=== WHAT YOU NEED TO DO ===
In this exercise, return the whole listing exactly, excluding any images.

=== GIVEN MATERIAL ===
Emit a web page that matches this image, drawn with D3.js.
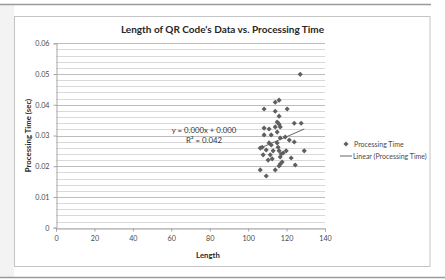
<!DOCTYPE html>
<html>
<head>
<meta charset="utf-8">
<script src="https://cdn.jsdelivr.net/npm/d3@7"></script>
<style>
  body { margin: 0; background: #fff; }
  svg { display: block; font-family: Lato, "Open Sans", sans-serif; }
</style>
</head>
<body>
<div class="chart"></div>
<script>
var w = 445;
var h = 280;

// data: length of QR data vs processing time (sec)
var lengths = [116.1, 114.1, 108.3, 114.1, 120.3, 116.1, 115.1, 116.1, 114.1, 108.3,
               110.9, 116.7, 124.0, 127.6, 108.3, 112.0, 116.7, 119.3, 121.4, 124.0,
               110.9, 115.1, 106.3, 107.3, 109.4, 113.0, 116.1, 119.8, 129.2, 107.8,
               111.5, 112.5, 117.2, 116.7, 122.4, 117.7, 116.7, 116.1, 124.5, 106.3,
               114.1, 109.4, 127.1, 118.2, 112.0, 115.6, 110.4, 115.1];
var times = [0.0415, 0.0408, 0.0386, 0.0379, 0.0386, 0.0363, 0.0344, 0.0337, 0.0328, 0.0324,
             0.0321, 0.0328, 0.0340, 0.0340, 0.0302, 0.0302, 0.0292, 0.0295, 0.0285, 0.0279,
             0.0276, 0.0276, 0.0259, 0.0262, 0.0253, 0.0250, 0.0250, 0.0250, 0.0250, 0.0237,
             0.0237, 0.0224, 0.0240, 0.0230, 0.0227, 0.0214, 0.0207, 0.0201, 0.0204, 0.0188,
             0.0188, 0.0168, 0.0499, 0.0243, 0.0269, 0.0262, 0.0220, 0.0311];

// linear trend line end points as drawn
var trendX = [106.3, 129.2];
var trendY = [0.0259, 0.0321];

var xTicks = [0, 20, 40, 60, 80, 100, 120, 140];
var yTicks = [0, 0.01, 0.02, 0.03, 0.04, 0.05, 0.06];
var yMinor = d3.range(0, 0.0601, 0.002);

var title = "Length of QR Code's Data vs. Processing Time";
var xTitle = "Length";
var yTitle = "Processing Time (sec)";
var eqLines = ["y = 0.000x + 0.000", "R\u00b2 = 0.042"];
var legendNames = ["Processing Time", "Linear (Processing Time)"];

var ptColor = "#5f5f5f";
var textColor = "#4a4a4a";

var svg = d3.select(".chart").append("svg")
    .attr("width", w)
    .attr("height", h);

// screenshot frame
svg.append("rect").attr("x", 0).attr("y", 5).attr("width", 14).attr("height", 272).attr("fill", "#f3f3f3");
svg.append("line").attr("x1", 0).attr("x2", 431).attr("y1", 4.5).attr("y2", 4.5)
    .attr("stroke", "#9a9a9a").attr("stroke-width", 1.5);
svg.append("line").attr("x1", 0).attr("x2", 445).attr("y1", 277.5).attr("y2", 277.5)
    .attr("stroke", "#9a9a9a").attr("stroke-width", 1.5);
svg.append("rect")
    .attr("x", 14.5).attr("y", 16.5).attr("width", 415.5).attr("height", 250)
    .attr("fill", "#fff").attr("stroke", "#c4c4c4");

var x = d3.scaleLinear().domain([0, 140]).range([56, 325]);
var y = d3.scaleLinear().domain([0, 0.06]).range([227.7, 43.3]);

// gridlines
svg.append("g").selectAll("line")
    .data(yMinor)
    .enter().append("line")
    .attr("x1", x(0)).attr("x2", x(140))
    .attr("y1", function(d) { return Math.round(y(d)) + 0.5; })
    .attr("y2", function(d) { return Math.round(y(d)) + 0.5; })
    .attr("stroke", "#d9d9d9");
svg.append("g").selectAll("line")
    .data(yTicks.slice(1))
    .enter().append("line")
    .attr("x1", x(0)).attr("x2", x(140))
    .attr("y1", function(d) { return Math.round(y(d)) + 0.5; })
    .attr("y2", function(d) { return Math.round(y(d)) + 0.5; })
    .attr("stroke", "#bdbdbd");

// axes
var xAxis = d3.axisBottom(x).tickValues(xTicks).tickSize(3).tickPadding(4).tickFormat(d3.format("d"));
var yAxis = d3.axisLeft(y).tickValues(yTicks).tickSize(3).tickPadding(4)
    .tickFormat(function(d) { return d === 0 ? "0" : d.toFixed(2); });

var gx = svg.append("g").attr("transform", "translate(0," + (Math.round(y(0)) + 0.5) + ")").call(xAxis);
var gy = svg.append("g").attr("transform", "translate(" + (Math.round(x(0)) + 0.5) + ",0)").call(yAxis);
[gx, gy].forEach(function(g) {
    g.select(".domain").attr("stroke", "#a6a6a6");
    g.selectAll(".tick line").attr("stroke", "#a6a6a6");
    g.selectAll(".tick text").attr("fill", textColor).attr("font-size", "7.2px")
        .attr("font-family", "Lato, sans-serif");
});

// trend line
svg.append("line")
    .attr("x1", x(trendX[0])).attr("y1", y(trendY[0]))
    .attr("x2", x(trendX[1])).attr("y2", y(trendY[1]))
    .attr("stroke", "#555").attr("stroke-width", 0.9);

// points
var diamond = d3.symbol().type(d3.symbolSquare).size(13);
svg.append("g").selectAll("path")
    .data(lengths)
    .enter().append("path")
    .attr("d", diamond)
    .attr("transform", function(d, i) {
        return "translate(" + x(d) + "," + y(times[i]) + ") rotate(45)";
    })
    .attr("fill", ptColor);

// trend equation
svg.append("g").selectAll("text")
    .data(eqLines)
    .enter().append("text")
    .attr("x", 204)
    .attr("y", function(d, i) { return 133 + i * 10; })
    .attr("text-anchor", "middle")
    .attr("font-size", "7.8px")
    .attr("fill", "#333")
    .text(function(d) { return d; });

// titles
svg.append("text").attr("x", 222.5).attr("y", 32.5).attr("text-anchor", "middle")
    .attr("font-size", "10px").attr("font-weight", "bold").attr("fill", "#262626")
    .text(title);
svg.append("text").attr("x", 208).attr("y", 258).attr("text-anchor", "middle")
    .attr("font-size", "7.8px").attr("font-weight", "bold").attr("fill", "#262626")
    .text(xTitle);
svg.append("text").attr("transform", "translate(31,135.5) rotate(-90)").attr("text-anchor", "middle")
    .attr("font-size", "7.8px").attr("font-weight", "bold").attr("fill", "#262626")
    .text(yTitle);

// legend
var lg = svg.append("g");
lg.append("path").attr("d", diamond)
    .attr("transform", "translate(346,144) rotate(45)").attr("fill", ptColor);
lg.append("line").attr("x1", 340).attr("x2", 352).attr("y1", 156).attr("y2", 156)
    .attr("stroke", "#555").attr("stroke-width", 0.9);
lg.selectAll("text")
    .data(legendNames)
    .enter().append("text")
    .attr("x", function(d, i) { return i === 0 ? 354 : 353; })
    .attr("y", function(d, i) { return 146.5 + i * 12; })
    .attr("font-size", "7px")
    .attr("fill", textColor)
    .text(function(d) { return d; });
</script>
</body>
</html>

=== ANSWER TO THE EXERCISE ===
Emit a web page that matches this image, drawn with D3.js.
<!DOCTYPE html>
<html>
<head>
<meta charset="utf-8">
<script src="https://cdn.jsdelivr.net/npm/d3@7"></script>
<style>
  body { margin: 0; background: #fff; }
  svg { display: block; font-family: Lato, "Open Sans", sans-serif; }
</style>
</head>
<body>
<div class="chart"></div>
<script>
var w = 445;
var h = 280;

// data: length of QR data vs processing time (sec)
var lengths = [116.1, 114.1, 108.3, 114.1, 120.3, 116.1, 115.1, 116.1, 114.1, 108.3,
               110.9, 116.7, 124.0, 127.6, 108.3, 112.0, 116.7, 119.3, 121.4, 124.0,
               110.9, 115.1, 106.3, 107.3, 109.4, 113.0, 116.1, 119.8, 129.2, 107.8,
               111.5, 112.5, 117.2, 116.7, 122.4, 117.7, 116.7, 116.1, 124.5, 106.3,
               114.1, 109.4, 127.1, 118.2, 112.0, 115.6, 110.4, 115.1];
var times = [0.0415, 0.0408, 0.0386, 0.0379, 0.0386, 0.0363, 0.0344, 0.0337, 0.0328, 0.0324,
             0.0321, 0.0328, 0.0340, 0.0340, 0.0302, 0.0302, 0.0292, 0.0295, 0.0285, 0.0279,
             0.0276, 0.0276, 0.0259, 0.0262, 0.0253, 0.0250, 0.0250, 0.0250, 0.0250, 0.0237,
             0.0237, 0.0224, 0.0240, 0.0230, 0.0227, 0.0214, 0.0207, 0.0201, 0.0204, 0.0188,
             0.0188, 0.0168, 0.0499, 0.0243, 0.0269, 0.0262, 0.0220, 0.0311];

// linear trend line end points as drawn
var trendX = [106.3, 129.2];
var trendY = [0.0259, 0.0321];

var xTicks = [0, 20, 40, 60, 80, 100, 120, 140];
var yTicks = [0, 0.01, 0.02, 0.03, 0.04, 0.05, 0.06];
var yMinor = d3.range(0, 0.0601, 0.002);

var title = "Length of QR Code's Data vs. Processing Time";
var xTitle = "Length";
var yTitle = "Processing Time (sec)";
var eqLines = ["y = 0.000x + 0.000", "R\u00b2 = 0.042"];
var legendNames = ["Processing Time", "Linear (Processing Time)"];

var ptColor = "#5f5f5f";
var textColor = "#4a4a4a";

var svg = d3.select(".chart").append("svg")
    .attr("width", w)
    .attr("height", h);

// screenshot frame
svg.append("rect").attr("x", 0).attr("y", 5).attr("width", 14).attr("height", 272).attr("fill", "#f3f3f3");
svg.append("line").attr("x1", 0).attr("x2", 431).attr("y1", 4.5).attr("y2", 4.5)
    .attr("stroke", "#9a9a9a").attr("stroke-width", 1.5);
svg.append("line").attr("x1", 0).attr("x2", 445).attr("y1", 277.5).attr("y2", 277.5)
    .attr("stroke", "#9a9a9a").attr("stroke-width", 1.5);
svg.append("rect")
    .attr("x", 14.5).attr("y", 16.5).attr("width", 415.5).attr("height", 250)
    .attr("fill", "#fff").attr("stroke", "#c4c4c4");

var x = d3.scaleLinear().domain([0, 140]).range([56, 325]);
var y = d3.scaleLinear().domain([0, 0.06]).range([227.7, 43.3]);

// gridlines
svg.append("g").selectAll("line")
    .data(yMinor)
    .enter().append("line")
    .attr("x1", x(0)).attr("x2", x(140))
    .attr("y1", function(d) { return Math.round(y(d)) + 0.5; })
    .attr("y2", function(d) { return Math.round(y(d)) + 0.5; })
    .attr("stroke", "#d9d9d9");
svg.append("g").selectAll("line")
    .data(yTicks.slice(1))
    .enter().append("line")
    .attr("x1", x(0)).attr("x2", x(140))
    .attr("y1", function(d) { return Math.round(y(d)) + 0.5; })
    .attr("y2", function(d) { return Math.round(y(d)) + 0.5; })
    .attr("stroke", "#bdbdbd");

// axes
var xAxis = d3.axisBottom(x).tickValues(xTicks).tickSize(3).tickPadding(4).tickFormat(d3.format("d"));
var yAxis = d3.axisLeft(y).tickValues(yTicks).tickSize(3).tickPadding(4)
    .tickFormat(function(d) { return d === 0 ? "0" : d.toFixed(2); });

var gx = svg.append("g").attr("transform", "translate(0," + (Math.round(y(0)) + 0.5) + ")").call(xAxis);
var gy = svg.append("g").attr("transform", "translate(" + (Math.round(x(0)) + 0.5) + ",0)").call(yAxis);
[gx, gy].forEach(function(g) {
    g.select(".domain").attr("stroke", "#a6a6a6");
    g.selectAll(".tick line").attr("stroke", "#a6a6a6");
    g.selectAll(".tick text").attr("fill", textColor).attr("font-size", "7.2px")
        .attr("font-family", "Lato, sans-serif");
});

// trend line
svg.append("line")
    .attr("x1", x(trendX[0])).attr("y1", y(trendY[0]))
    .attr("x2", x(trendX[1])).attr("y2", y(trendY[1]))
    .attr("stroke", "#555").attr("stroke-width", 0.9);

// points
var diamond = d3.symbol().type(d3.symbolSquare).size(13);
svg.append("g").selectAll("path")
    .data(lengths)
    .enter().append("path")
    .attr("d", diamond)
    .attr("transform", function(d, i) {
        return "translate(" + x(d) + "," + y(times[i]) + ") rotate(45)";
    })
    .attr("fill", ptColor);

// trend equation
svg.append("g").selectAll("text")
    .data(eqLines)
    .enter().append("text")
    .attr("x", 204)
    .attr("y", function(d, i) { return 133 + i * 10; })
    .attr("text-anchor", "middle")
    .attr("font-size", "7.8px")
    .attr("fill", "#333")
    .text(function(d) { return d; });

// titles
svg.append("text").attr("x", 222.5).attr("y", 32.5).attr("text-anchor", "middle")
    .attr("font-size", "10px").attr("font-weight", "bold").attr("fill", "#262626")
    .text(title);
svg.append("text").attr("x", 208).attr("y", 258).attr("text-anchor", "middle")
    .attr("font-size", "7.8px").attr("font-weight", "bold").attr("fill", "#262626")
    .text(xTitle);
svg.append("text").attr("transform", "translate(31,135.5) rotate(-90)").attr("text-anchor", "middle")
    .attr("font-size", "7.8px").attr("font-weight", "bold").attr("fill", "#262626")
    .text(yTitle);

// legend
var lg = svg.append("g");
lg.append("path").attr("d", diamond)
    .attr("transform", "translate(346,144) rotate(45)").attr("fill", ptColor);
lg.append("line").attr("x1", 340).attr("x2", 352).attr("y1", 156).attr("y2", 156)
    .attr("stroke", "#555").attr("stroke-width", 0.9);
lg.selectAll("text")
    .data(legendNames)
    .enter().append("text")
    .attr("x", function(d, i) { return i === 0 ? 354 : 353; })
    .attr("y", function(d, i) { return 146.5 + i * 12; })
    .attr("font-size", "7px")
    .attr("fill", textColor)
    .text(function(d) { return d; });
</script>
</body>
</html>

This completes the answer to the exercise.